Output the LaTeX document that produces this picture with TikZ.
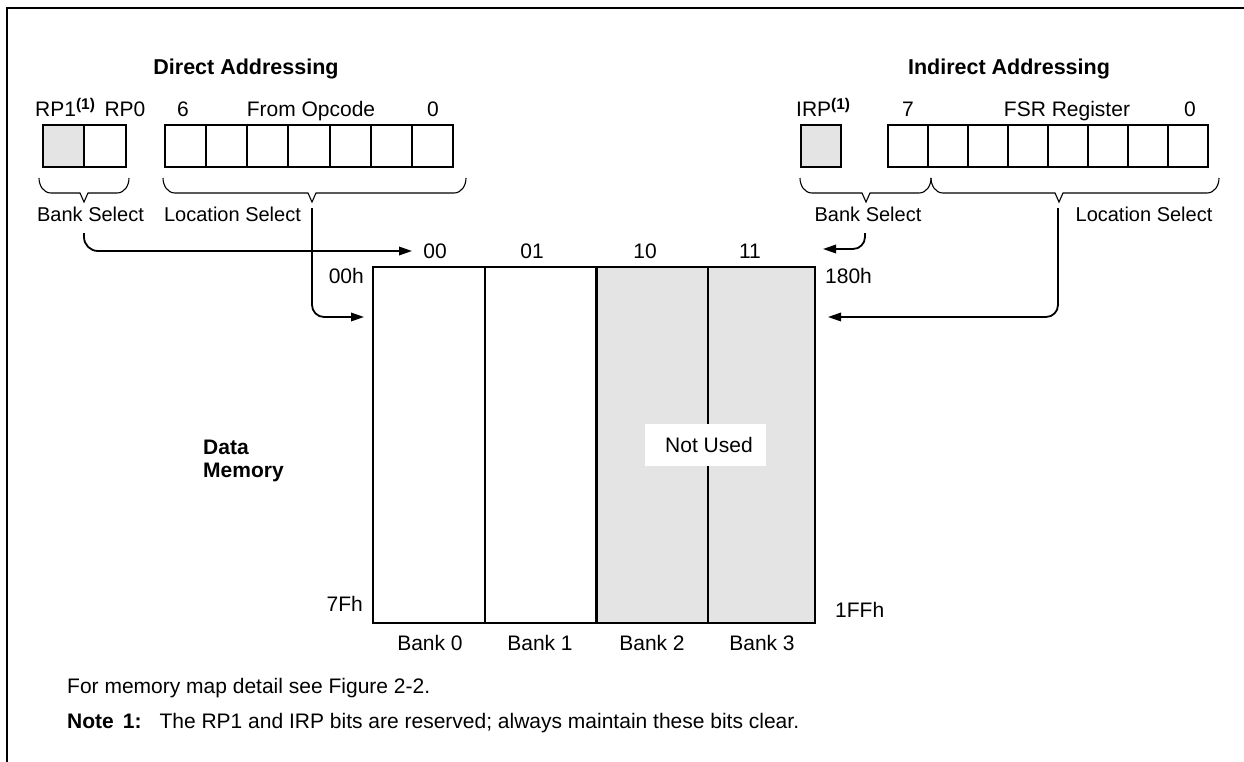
\documentclass[tikz,border=0pt]{standalone}
\usepackage{fontspec}
\setmainfont{Liberation Sans}
\usetikzlibrary{arrows.meta}
\definecolor{lg}{RGB}{228,228,228}
\newcommand{\ubrace}[3]{\draw[brc] (#1,178) to[out=-90,in=180] (#1+12,193) -- (#3-4,193) -- (#3,202) -- (#3+4,193) -- (#2-12,193) to[out=0,in=-90] (#2,178);}
\newcommand{\supone}{\raisebox{7pt}{\fontsize{15.5}{16}\selectfont\bfseries(1)}}
\begin{document}
\begin{tikzpicture}[x=1pt,y=-1pt,
  txt/.style={inner sep=0pt, font=\fontsize{21}{25}\selectfont},
  seltxt/.style={inner sep=0pt, font=\fontsize{20}{24}\selectfont},
  ttl/.style={inner sep=0pt, font=\fontsize{21.5}{25}\selectfont\bfseries},
  cell/.style={draw, line width=2pt, minimum width=41.14pt, minimum height=42pt, inner sep=0pt},
  graycell/.style={cell, fill=lg},
  brc/.style={line width=1.1pt},
  arr/.style={line width=1.8pt, -{Triangle[length=13pt,width=8.5pt]}},
  divider/.style={line width=2pt},
]
\useasboundingbox (0,0) rectangle (1244,762);
\draw[line width=2.8pt] (7,764) -- (7,8) -- (1246,8);

% titles
\node[ttl, anchor=base] (dtitle) at (246,75) {Direct Addressing};
\node[ttl, anchor=base] (ititle) at (1009,75) {Indirect Addressing};

% bit labels
\node[txt, anchor=base west] (rp1) at (35,117) {RP1\supone};
\node[txt, anchor=base] (rp0) at (125,117) {RP0};
\node[txt, anchor=base] (b6) at (183,117) {6};
\node[txt, anchor=base] (fo) at (311,117) {From Opcode};
\node[txt, anchor=base] (bz) at (433,117) {0};
\node[txt, anchor=base west] (irp) at (796,117) {IRP\supone};
\node[txt, anchor=base] (b7) at (908,117) {7};
\node[txt, anchor=base] (fsrl) at (1067,117) {FSR Register};
\node[txt, anchor=base] (fz) at (1190,117) {0};

% register cells
\node[graycell, minimum width=41pt] (rp1c) at (63.5,146) {};
\node[cell, minimum width=42pt] (rp0c) at (105,146) {};
\foreach \i in {0,...,6} \node[cell] (op\i) at ({165+41.14*(\i+0.5)},146) {};
\node[graycell, minimum width=40pt] (irpc) at (821,146.5) {};
\foreach \i in {0,...,7} \node[cell, minimum width=40pt] (fsr\i) at ({888+40*(\i+0.5)},146.5) {};

% braces
\ubrace{39}{129}{84}
\ubrace{163}{466}{312}
\ubrace{800}{931}{866}
\ubrace{931}{1219}{1059}

% select labels
\node[seltxt, anchor=base] (bsL) at (90.5,222) {Bank Select};
\node[seltxt, anchor=base] (lsL) at (232.5,222) {Location Select};
\node[seltxt, anchor=base] (bsR) at (868,222) {Bank Select};
\node[seltxt, anchor=base] (lsR) at (1144,222) {Location Select};

% column labels
\node[txt, anchor=base] (c00) at (435,258) {00};
\node[txt, anchor=base] (c01) at (532,258) {01};
\node[txt, anchor=base] (c10) at (645,258) {10};
\node[txt, anchor=base] (c11) at (750,258) {11};

% memory block
\fill[lg] (596,267) rectangle (815,623);
\node[draw, line width=2pt, minimum width=442pt, minimum height=356pt, inner sep=0pt] (mem) at (594,445) {};
\draw[divider] (485,267) -- (485,623);
\draw[divider] (708,267) -- (708,623);
\draw[line width=3pt] (596,267) -- (596,623);
\node[fill=white, inner sep=0pt, minimum width=121pt, minimum height=42pt, font=\fontsize{21}{25}\selectfont] (nu) at (705.5,445) {\hspace{7pt}Not Used};

% address labels
\node[txt, anchor=base east] (a00) at (364,283) {00h};
\node[txt, anchor=base east] (a7f) at (363,611) {7Fh};
\node[txt, anchor=base west] (a180) at (825,283) {180h};
\node[txt, anchor=base west] (a1ff) at (835,617) {1FFh};

% bank labels
\node[txt, anchor=base] (bk0) at (430,650) {Bank 0};
\node[txt, anchor=base] (bk1) at (540,650) {Bank 1};
\node[txt, anchor=base] (bk2) at (652,650) {Bank 2};
\node[txt, anchor=base] (bk3) at (762,650) {Bank 3};

% data memory
\node[ttl, font=\fontsize{21}{25}\selectfont\bfseries, anchor=base west] (dm1) at (203,454) {Data};
\node[ttl, font=\fontsize{21}{25}\selectfont\bfseries, anchor=base west] (dm2) at (203,477) {Memory};

% notes
\node[txt, anchor=base west] (fm) at (67,693) {For memory map detail see Figure 2-2.};
\node[txt, anchor=base west] (note) at (67,728) {\textbf{Note\hspace{9pt}1:}\hspace{18pt}The RP1 and IRP bits are reserved; always maintain these bits clear.};

% connectors
\coordinate (bsLo) at (84,233);
\coordinate (t00) at (412,251);
\draw[arr, rounded corners=14pt] (bsLo) |- (t00);
\coordinate (lsLo) at (312,208);
\coordinate (inL) at (364,317);
\draw[arr, rounded corners=12pt] (lsLo) |- (inL);
\coordinate (bsRo) at (865,233);
\coordinate (t11) at (823,249);
\draw[arr, rounded corners=12pt] (bsRo) |- (t11);
\coordinate (lsRo) at (1058,208);
\coordinate (inR) at (828,317);
\draw[arr, rounded corners=12pt] (lsRo) |- (inR);
\end{tikzpicture}
\end{document}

○ ○ ○ ○ ○

■ The request
Return the material word for word. Pictures are not part of the copy.

■ Reply to the task
Output the LaTeX document that produces this picture with TikZ.
\documentclass[tikz,border=0pt]{standalone}
\usepackage{fontspec}
\setmainfont{Liberation Sans}
\usetikzlibrary{arrows.meta}
\definecolor{lg}{RGB}{228,228,228}
\newcommand{\ubrace}[3]{\draw[brc] (#1,178) to[out=-90,in=180] (#1+12,193) -- (#3-4,193) -- (#3,202) -- (#3+4,193) -- (#2-12,193) to[out=0,in=-90] (#2,178);}
\newcommand{\supone}{\raisebox{7pt}{\fontsize{15.5}{16}\selectfont\bfseries(1)}}
\begin{document}
\begin{tikzpicture}[x=1pt,y=-1pt,
  txt/.style={inner sep=0pt, font=\fontsize{21}{25}\selectfont},
  seltxt/.style={inner sep=0pt, font=\fontsize{20}{24}\selectfont},
  ttl/.style={inner sep=0pt, font=\fontsize{21.5}{25}\selectfont\bfseries},
  cell/.style={draw, line width=2pt, minimum width=41.14pt, minimum height=42pt, inner sep=0pt},
  graycell/.style={cell, fill=lg},
  brc/.style={line width=1.1pt},
  arr/.style={line width=1.8pt, -{Triangle[length=13pt,width=8.5pt]}},
  divider/.style={line width=2pt},
]
\useasboundingbox (0,0) rectangle (1244,762);
\draw[line width=2.8pt] (7,764) -- (7,8) -- (1246,8);

% titles
\node[ttl, anchor=base] (dtitle) at (246,75) {Direct Addressing};
\node[ttl, anchor=base] (ititle) at (1009,75) {Indirect Addressing};

% bit labels
\node[txt, anchor=base west] (rp1) at (35,117) {RP1\supone};
\node[txt, anchor=base] (rp0) at (125,117) {RP0};
\node[txt, anchor=base] (b6) at (183,117) {6};
\node[txt, anchor=base] (fo) at (311,117) {From Opcode};
\node[txt, anchor=base] (bz) at (433,117) {0};
\node[txt, anchor=base west] (irp) at (796,117) {IRP\supone};
\node[txt, anchor=base] (b7) at (908,117) {7};
\node[txt, anchor=base] (fsrl) at (1067,117) {FSR Register};
\node[txt, anchor=base] (fz) at (1190,117) {0};

% register cells
\node[graycell, minimum width=41pt] (rp1c) at (63.5,146) {};
\node[cell, minimum width=42pt] (rp0c) at (105,146) {};
\foreach \i in {0,...,6} \node[cell] (op\i) at ({165+41.14*(\i+0.5)},146) {};
\node[graycell, minimum width=40pt] (irpc) at (821,146.5) {};
\foreach \i in {0,...,7} \node[cell, minimum width=40pt] (fsr\i) at ({888+40*(\i+0.5)},146.5) {};

% braces
\ubrace{39}{129}{84}
\ubrace{163}{466}{312}
\ubrace{800}{931}{866}
\ubrace{931}{1219}{1059}

% select labels
\node[seltxt, anchor=base] (bsL) at (90.5,222) {Bank Select};
\node[seltxt, anchor=base] (lsL) at (232.5,222) {Location Select};
\node[seltxt, anchor=base] (bsR) at (868,222) {Bank Select};
\node[seltxt, anchor=base] (lsR) at (1144,222) {Location Select};

% column labels
\node[txt, anchor=base] (c00) at (435,258) {00};
\node[txt, anchor=base] (c01) at (532,258) {01};
\node[txt, anchor=base] (c10) at (645,258) {10};
\node[txt, anchor=base] (c11) at (750,258) {11};

% memory block
\fill[lg] (596,267) rectangle (815,623);
\node[draw, line width=2pt, minimum width=442pt, minimum height=356pt, inner sep=0pt] (mem) at (594,445) {};
\draw[divider] (485,267) -- (485,623);
\draw[divider] (708,267) -- (708,623);
\draw[line width=3pt] (596,267) -- (596,623);
\node[fill=white, inner sep=0pt, minimum width=121pt, minimum height=42pt, font=\fontsize{21}{25}\selectfont] (nu) at (705.5,445) {\hspace{7pt}Not Used};

% address labels
\node[txt, anchor=base east] (a00) at (364,283) {00h};
\node[txt, anchor=base east] (a7f) at (363,611) {7Fh};
\node[txt, anchor=base west] (a180) at (825,283) {180h};
\node[txt, anchor=base west] (a1ff) at (835,617) {1FFh};

% bank labels
\node[txt, anchor=base] (bk0) at (430,650) {Bank 0};
\node[txt, anchor=base] (bk1) at (540,650) {Bank 1};
\node[txt, anchor=base] (bk2) at (652,650) {Bank 2};
\node[txt, anchor=base] (bk3) at (762,650) {Bank 3};

% data memory
\node[ttl, font=\fontsize{21}{25}\selectfont\bfseries, anchor=base west] (dm1) at (203,454) {Data};
\node[ttl, font=\fontsize{21}{25}\selectfont\bfseries, anchor=base west] (dm2) at (203,477) {Memory};

% notes
\node[txt, anchor=base west] (fm) at (67,693) {For memory map detail see Figure 2-2.};
\node[txt, anchor=base west] (note) at (67,728) {\textbf{Note\hspace{9pt}1:}\hspace{18pt}The RP1 and IRP bits are reserved; always maintain these bits clear.};

% connectors
\coordinate (bsLo) at (84,233);
\coordinate (t00) at (412,251);
\draw[arr, rounded corners=14pt] (bsLo) |- (t00);
\coordinate (lsLo) at (312,208);
\coordinate (inL) at (364,317);
\draw[arr, rounded corners=12pt] (lsLo) |- (inL);
\coordinate (bsRo) at (865,233);
\coordinate (t11) at (823,249);
\draw[arr, rounded corners=12pt] (bsRo) |- (t11);
\coordinate (lsRo) at (1058,208);
\coordinate (inR) at (828,317);
\draw[arr, rounded corners=12pt] (lsRo) |- (inR);
\end{tikzpicture}
\end{document}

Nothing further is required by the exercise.